* PROBLEM DESCRIPTION: Reproduce the data exactly and drop any pictures it holds.
--------------------------------------------------
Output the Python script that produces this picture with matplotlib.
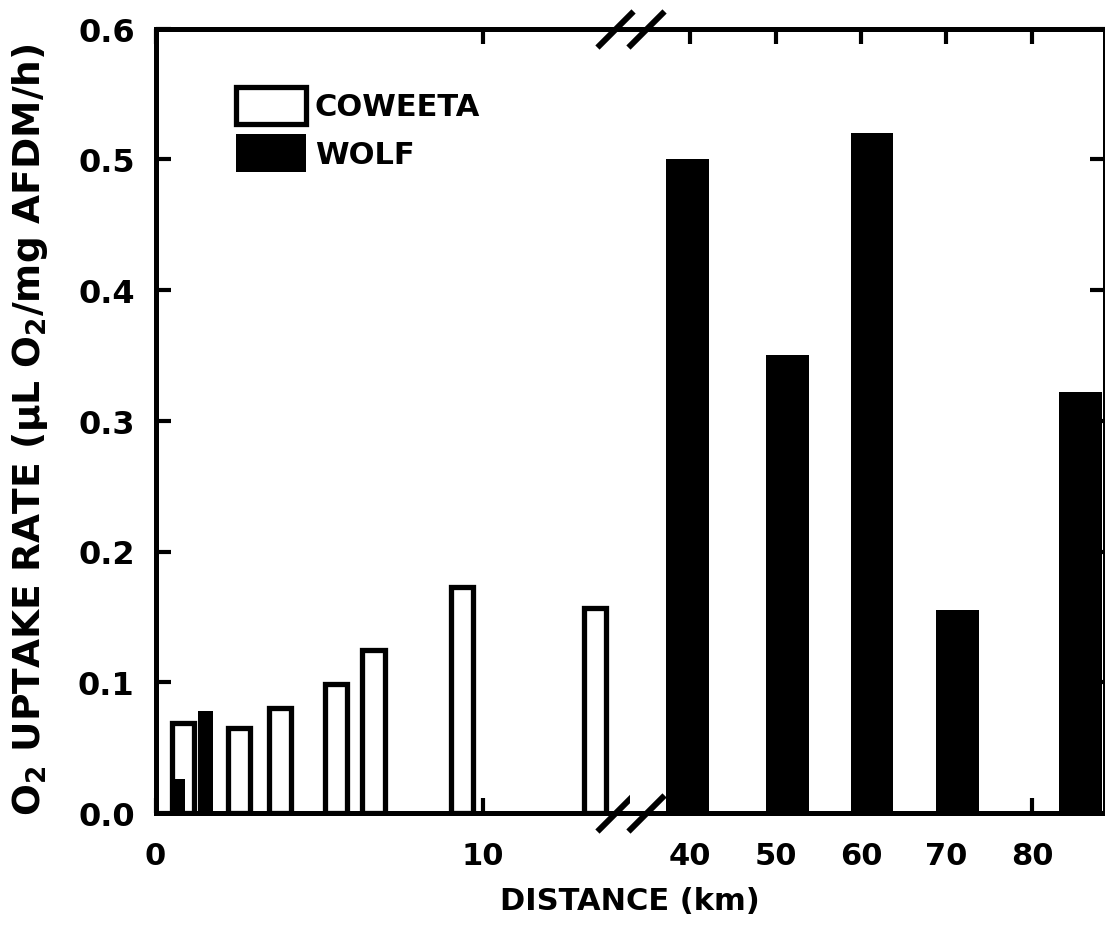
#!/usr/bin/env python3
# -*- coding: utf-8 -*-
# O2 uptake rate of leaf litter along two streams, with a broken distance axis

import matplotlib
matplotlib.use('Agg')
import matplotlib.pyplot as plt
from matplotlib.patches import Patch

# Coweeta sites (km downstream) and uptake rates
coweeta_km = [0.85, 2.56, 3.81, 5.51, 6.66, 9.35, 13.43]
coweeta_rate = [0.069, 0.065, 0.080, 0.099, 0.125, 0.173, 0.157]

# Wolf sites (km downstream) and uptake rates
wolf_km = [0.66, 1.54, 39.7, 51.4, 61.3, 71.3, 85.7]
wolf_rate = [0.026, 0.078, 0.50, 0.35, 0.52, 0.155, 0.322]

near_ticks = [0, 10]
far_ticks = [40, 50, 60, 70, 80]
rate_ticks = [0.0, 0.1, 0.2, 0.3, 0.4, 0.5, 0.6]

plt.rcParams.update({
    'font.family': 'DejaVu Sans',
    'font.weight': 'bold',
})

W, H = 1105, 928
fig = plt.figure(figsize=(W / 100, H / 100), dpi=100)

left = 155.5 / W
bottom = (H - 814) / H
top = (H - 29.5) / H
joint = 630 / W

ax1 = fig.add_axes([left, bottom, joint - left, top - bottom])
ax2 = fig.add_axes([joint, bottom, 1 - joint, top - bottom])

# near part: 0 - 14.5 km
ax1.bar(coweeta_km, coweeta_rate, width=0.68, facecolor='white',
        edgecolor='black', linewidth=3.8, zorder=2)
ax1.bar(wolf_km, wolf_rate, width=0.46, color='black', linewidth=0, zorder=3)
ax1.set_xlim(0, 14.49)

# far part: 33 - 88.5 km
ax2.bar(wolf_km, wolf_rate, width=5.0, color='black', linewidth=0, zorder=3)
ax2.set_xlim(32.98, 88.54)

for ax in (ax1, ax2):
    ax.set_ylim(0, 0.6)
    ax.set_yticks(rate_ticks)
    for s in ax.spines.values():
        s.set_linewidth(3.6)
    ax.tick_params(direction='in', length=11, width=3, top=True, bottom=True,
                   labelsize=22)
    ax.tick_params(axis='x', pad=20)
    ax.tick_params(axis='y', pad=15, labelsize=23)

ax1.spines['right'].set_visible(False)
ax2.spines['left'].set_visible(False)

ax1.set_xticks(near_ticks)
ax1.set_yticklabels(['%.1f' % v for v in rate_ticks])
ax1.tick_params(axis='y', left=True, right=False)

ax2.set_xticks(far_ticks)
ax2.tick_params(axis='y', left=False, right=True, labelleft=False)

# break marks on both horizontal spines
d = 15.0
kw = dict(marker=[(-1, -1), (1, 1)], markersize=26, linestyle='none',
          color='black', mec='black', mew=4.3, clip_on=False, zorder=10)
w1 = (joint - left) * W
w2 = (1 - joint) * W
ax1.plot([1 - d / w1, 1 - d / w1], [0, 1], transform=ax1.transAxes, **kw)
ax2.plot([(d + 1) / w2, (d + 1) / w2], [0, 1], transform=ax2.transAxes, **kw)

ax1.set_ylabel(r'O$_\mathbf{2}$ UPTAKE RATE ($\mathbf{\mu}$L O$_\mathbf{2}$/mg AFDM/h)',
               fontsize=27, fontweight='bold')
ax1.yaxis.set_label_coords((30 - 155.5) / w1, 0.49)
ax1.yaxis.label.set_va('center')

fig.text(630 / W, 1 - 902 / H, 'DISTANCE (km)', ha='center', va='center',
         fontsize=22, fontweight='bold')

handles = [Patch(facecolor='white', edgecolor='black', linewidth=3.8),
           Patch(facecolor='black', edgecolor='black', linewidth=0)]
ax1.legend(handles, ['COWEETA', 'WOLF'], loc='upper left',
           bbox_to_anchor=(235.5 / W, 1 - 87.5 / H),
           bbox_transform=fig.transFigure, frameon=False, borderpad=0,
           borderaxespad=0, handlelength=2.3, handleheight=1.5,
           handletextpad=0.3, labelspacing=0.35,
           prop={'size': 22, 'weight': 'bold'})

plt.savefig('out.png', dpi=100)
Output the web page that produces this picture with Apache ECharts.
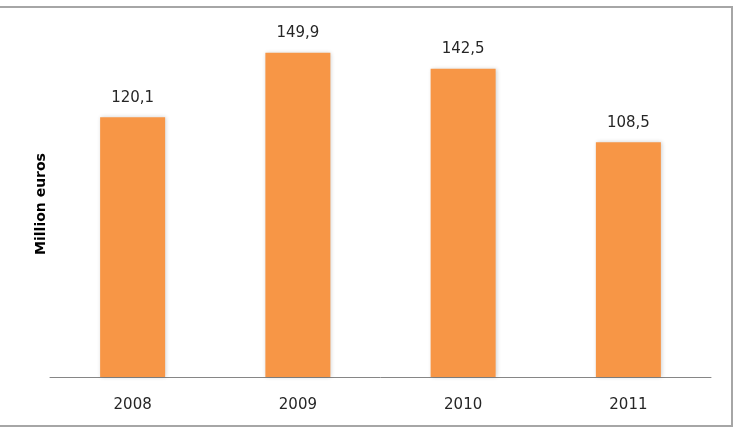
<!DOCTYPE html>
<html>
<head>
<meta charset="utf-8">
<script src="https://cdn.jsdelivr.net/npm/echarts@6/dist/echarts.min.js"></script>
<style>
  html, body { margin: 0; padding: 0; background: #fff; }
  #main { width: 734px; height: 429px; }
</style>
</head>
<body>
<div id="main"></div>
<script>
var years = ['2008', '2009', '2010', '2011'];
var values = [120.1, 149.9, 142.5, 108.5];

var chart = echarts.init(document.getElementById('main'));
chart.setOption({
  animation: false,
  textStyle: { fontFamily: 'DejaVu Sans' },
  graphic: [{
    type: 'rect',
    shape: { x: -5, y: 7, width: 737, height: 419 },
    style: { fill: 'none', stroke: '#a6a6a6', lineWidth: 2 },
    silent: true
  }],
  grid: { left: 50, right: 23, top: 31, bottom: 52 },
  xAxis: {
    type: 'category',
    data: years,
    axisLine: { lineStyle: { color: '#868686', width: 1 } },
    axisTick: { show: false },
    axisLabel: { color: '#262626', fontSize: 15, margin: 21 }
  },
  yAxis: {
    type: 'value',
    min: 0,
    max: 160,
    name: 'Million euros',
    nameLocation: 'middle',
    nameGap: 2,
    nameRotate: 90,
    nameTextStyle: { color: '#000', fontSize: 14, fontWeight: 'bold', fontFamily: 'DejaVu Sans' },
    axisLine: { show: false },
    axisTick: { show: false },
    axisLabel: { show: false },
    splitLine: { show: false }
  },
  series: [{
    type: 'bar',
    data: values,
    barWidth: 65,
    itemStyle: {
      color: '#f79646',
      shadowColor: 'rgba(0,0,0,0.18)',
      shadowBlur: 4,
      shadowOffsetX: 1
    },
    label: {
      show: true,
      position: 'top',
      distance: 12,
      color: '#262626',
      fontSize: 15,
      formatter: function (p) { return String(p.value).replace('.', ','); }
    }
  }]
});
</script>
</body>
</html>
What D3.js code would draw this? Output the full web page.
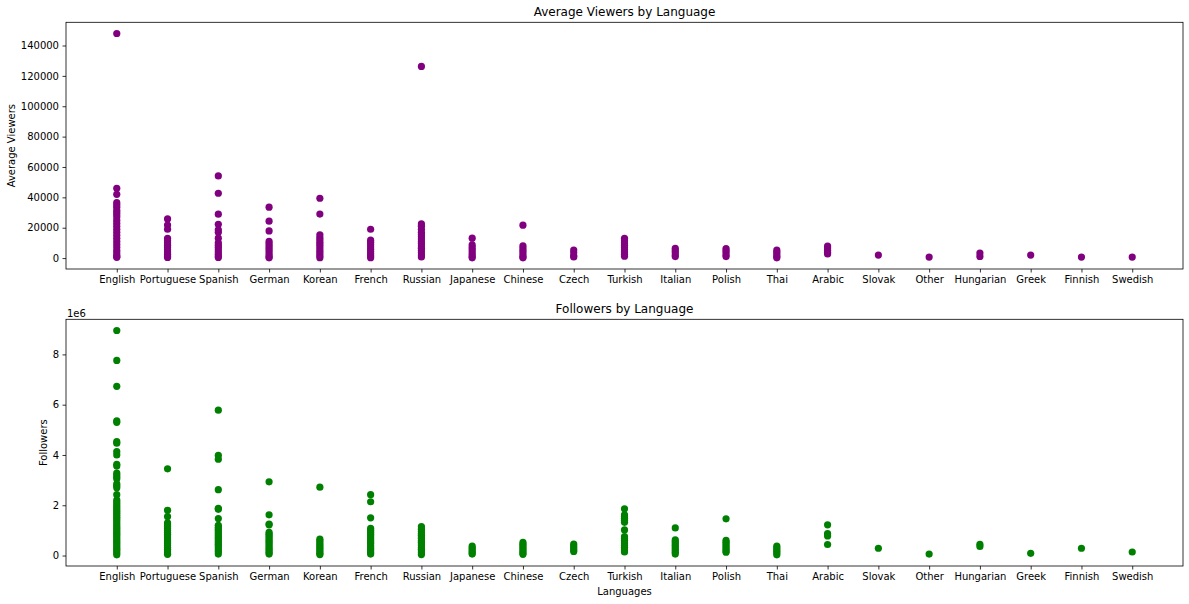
--------------------------------------------------
* EXPECTED OUTPUT:
Output the Python script that produces this picture with matplotlib.
#!/usr/bin/env python3
# -*- coding: utf-8 -*-
# O2 uptake rate of leaf litter along two streams, with a broken distance axis

import matplotlib
matplotlib.use('Agg')
import matplotlib.pyplot as plt
from matplotlib.patches import Patch

# Coweeta sites (km downstream) and uptake rates
coweeta_km = [0.85, 2.56, 3.81, 5.51, 6.66, 9.35, 13.43]
coweeta_rate = [0.069, 0.065, 0.080, 0.099, 0.125, 0.173, 0.157]

# Wolf sites (km downstream) and uptake rates
wolf_km = [0.66, 1.54, 39.7, 51.4, 61.3, 71.3, 85.7]
wolf_rate = [0.026, 0.078, 0.50, 0.35, 0.52, 0.155, 0.322]

near_ticks = [0, 10]
far_ticks = [40, 50, 60, 70, 80]
rate_ticks = [0.0, 0.1, 0.2, 0.3, 0.4, 0.5, 0.6]

plt.rcParams.update({
    'font.family': 'DejaVu Sans',
    'font.weight': 'bold',
})

W, H = 1105, 928
fig = plt.figure(figsize=(W / 100, H / 100), dpi=100)

left = 155.5 / W
bottom = (H - 814) / H
top = (H - 29.5) / H
joint = 630 / W

ax1 = fig.add_axes([left, bottom, joint - left, top - bottom])
ax2 = fig.add_axes([joint, bottom, 1 - joint, top - bottom])

# near part: 0 - 14.5 km
ax1.bar(coweeta_km, coweeta_rate, width=0.68, facecolor='white',
        edgecolor='black', linewidth=3.8, zorder=2)
ax1.bar(wolf_km, wolf_rate, width=0.46, color='black', linewidth=0, zorder=3)
ax1.set_xlim(0, 14.49)

# far part: 33 - 88.5 km
ax2.bar(wolf_km, wolf_rate, width=5.0, color='black', linewidth=0, zorder=3)
ax2.set_xlim(32.98, 88.54)

for ax in (ax1, ax2):
    ax.set_ylim(0, 0.6)
    ax.set_yticks(rate_ticks)
    for s in ax.spines.values():
        s.set_linewidth(3.6)
    ax.tick_params(direction='in', length=11, width=3, top=True, bottom=True,
                   labelsize=22)
    ax.tick_params(axis='x', pad=20)
    ax.tick_params(axis='y', pad=15, labelsize=23)

ax1.spines['right'].set_visible(False)
ax2.spines['left'].set_visible(False)

ax1.set_xticks(near_ticks)
ax1.set_yticklabels(['%.1f' % v for v in rate_ticks])
ax1.tick_params(axis='y', left=True, right=False)

ax2.set_xticks(far_ticks)
ax2.tick_params(axis='y', left=False, right=True, labelleft=False)

# break marks on both horizontal spines
d = 15.0
kw = dict(marker=[(-1, -1), (1, 1)], markersize=26, linestyle='none',
          color='black', mec='black', mew=4.3, clip_on=False, zorder=10)
w1 = (joint - left) * W
w2 = (1 - joint) * W
ax1.plot([1 - d / w1, 1 - d / w1], [0, 1], transform=ax1.transAxes, **kw)
ax2.plot([(d + 1) / w2, (d + 1) / w2], [0, 1], transform=ax2.transAxes, **kw)

ax1.set_ylabel(r'O$_\mathbf{2}$ UPTAKE RATE ($\mathbf{\mu}$L O$_\mathbf{2}$/mg AFDM/h)',
               fontsize=27, fontweight='bold')
ax1.yaxis.set_label_coords((30 - 155.5) / w1, 0.49)
ax1.yaxis.label.set_va('center')

fig.text(630 / W, 1 - 902 / H, 'DISTANCE (km)', ha='center', va='center',
         fontsize=22, fontweight='bold')

handles = [Patch(facecolor='white', edgecolor='black', linewidth=3.8),
           Patch(facecolor='black', edgecolor='black', linewidth=0)]
ax1.legend(handles, ['COWEETA', 'WOLF'], loc='upper left',
           bbox_to_anchor=(235.5 / W, 1 - 87.5 / H),
           bbox_transform=fig.transFigure, frameon=False, borderpad=0,
           borderaxespad=0, handlelength=2.3, handleheight=1.5,
           handletextpad=0.3, labelspacing=0.35,
           prop={'size': 22, 'weight': 'bold'})

plt.savefig('out.png', dpi=100)
Output the web page that produces this picture with Apache ECharts.
<!DOCTYPE html>
<html>
<head>
<meta charset="utf-8">
<script src="https://cdn.jsdelivr.net/npm/echarts@6/dist/echarts.min.js"></script>
<style>
  html, body { margin: 0; padding: 0; background: #fff; }
  #main { width: 734px; height: 429px; }
</style>
</head>
<body>
<div id="main"></div>
<script>
var years = ['2008', '2009', '2010', '2011'];
var values = [120.1, 149.9, 142.5, 108.5];

var chart = echarts.init(document.getElementById('main'));
chart.setOption({
  animation: false,
  textStyle: { fontFamily: 'DejaVu Sans' },
  graphic: [{
    type: 'rect',
    shape: { x: -5, y: 7, width: 737, height: 419 },
    style: { fill: 'none', stroke: '#a6a6a6', lineWidth: 2 },
    silent: true
  }],
  grid: { left: 50, right: 23, top: 31, bottom: 52 },
  xAxis: {
    type: 'category',
    data: years,
    axisLine: { lineStyle: { color: '#868686', width: 1 } },
    axisTick: { show: false },
    axisLabel: { color: '#262626', fontSize: 15, margin: 21 }
  },
  yAxis: {
    type: 'value',
    min: 0,
    max: 160,
    name: 'Million euros',
    nameLocation: 'middle',
    nameGap: 2,
    nameRotate: 90,
    nameTextStyle: { color: '#000', fontSize: 14, fontWeight: 'bold', fontFamily: 'DejaVu Sans' },
    axisLine: { show: false },
    axisTick: { show: false },
    axisLabel: { show: false },
    splitLine: { show: false }
  },
  series: [{
    type: 'bar',
    data: values,
    barWidth: 65,
    itemStyle: {
      color: '#f79646',
      shadowColor: 'rgba(0,0,0,0.18)',
      shadowBlur: 4,
      shadowOffsetX: 1
    },
    label: {
      show: true,
      position: 'top',
      distance: 12,
      color: '#262626',
      fontSize: 15,
      formatter: function (p) { return String(p.value).replace('.', ','); }
    }
  }]
});
</script>
</body>
</html>
What D3.js code would draw this? Output the full web page.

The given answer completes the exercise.